We’re so used to getting things handed to us and everything has been so simplified that we forget that we actually have a say in the matter

Her previous studies in advertising and design clearly inform an aspect of her art. She responds to the psychology of marketing and how it can warp our discernment between what is real and what is simulated online, including women’s bodies.

“My work is really about the images we consume which are curated and composed and the paint on top of that, as well as the photographic component of my work, is just so important. The paint element of my work is so freeing, I love painting vividly, gesturally, violently and erratically over an image that is so perfect. I don’t want to paint a perfect image, that’s not what painting is about for me. Painting is about the expressive notion of it, or what I can add to that image to change it or warp it. It’s kind of the antithesis of photoshopping an image, for me it’s the physical performance of it.”
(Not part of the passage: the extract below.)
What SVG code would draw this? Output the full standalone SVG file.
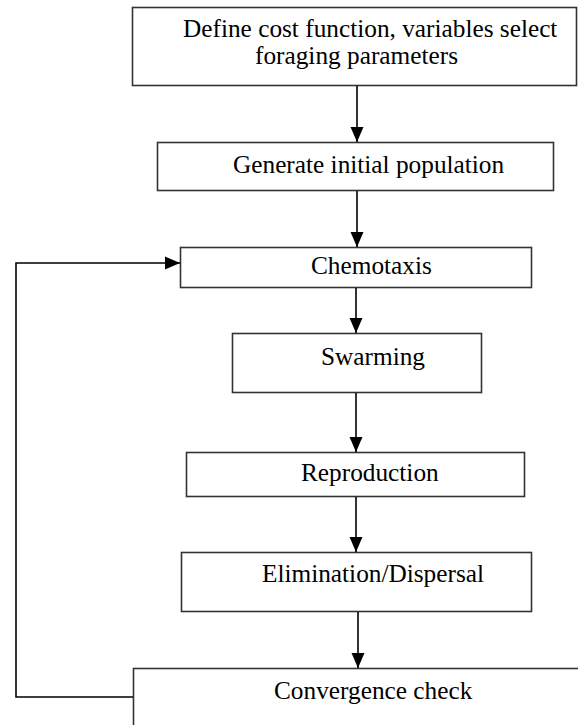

While her paint strokes conceal the subject’s often unclothed bodies, the result is something more raw and confronting. Polished, composed photographs are tainted by ardent colour, transforming subjects into twisted versions of themselves, exaggerating and challenging ideas of perfection and sexuality.

“I like to think of the paint marks as something that’s empowering rather than gendered. It’s a freedom to me, especially when I’m painting over women, an image that’s so curated to be feminine, the paint on top of that can be the more raw and realistic side of femininity which is imperfect. This idea that imperfection is what makes you amazing, if that’s the message that I can put on a place like Instagram then that’s really important.”

Polished, composed photographs are tainted by ardent colour, transforming subjects into twisted versions of themselves

But do the implications of her own social media presence consume her? I’ve been curious as to whether this constant interplay of introspection and online exhibitionism makes her acutely aware of what she herself is projecting on social media.

“I think when I started making my work at uni I couldn’t see my capability to reach people in that way. The conversations I’ve had with my portrait subjects and the people that those portraits resonate with made me realise that there’s a need to always be conscious of what I’m posting, to connect and be a safe space for women.”

“Learning about myself as a woman and about feminism as I’m growing into who I am, I think it just became more apparent. I would say I didn’t give it too much thought when I started out, but then the more I used social media, the more I realised the relationship the people using the platform had to my work and now I feel like it’s my responsibility to give a different perspective.”

When I set out to write this piece, I hoped I’d uncover exactly why it is that Cochrane’s work has resonated with women so strongly on the very platform that breeds the aesthetic pressure that she aims to deconstruct. I should have known that nothing in the realm of art nor social media is so straight forward. Power comes from critiquing online spaces and the culture they contribute to while finding freedom and strength in what they can offer. As Cochrane says, “if we had the answer, art wouldn’t exist.”

Jessica Cochrane’s latest body of work, Study of a Woman Talking to Herself, is being exhibited at Rhodes Contemporary Art alongside selected works by seminal figurative painter Francis Bacon from November 7 to December 7.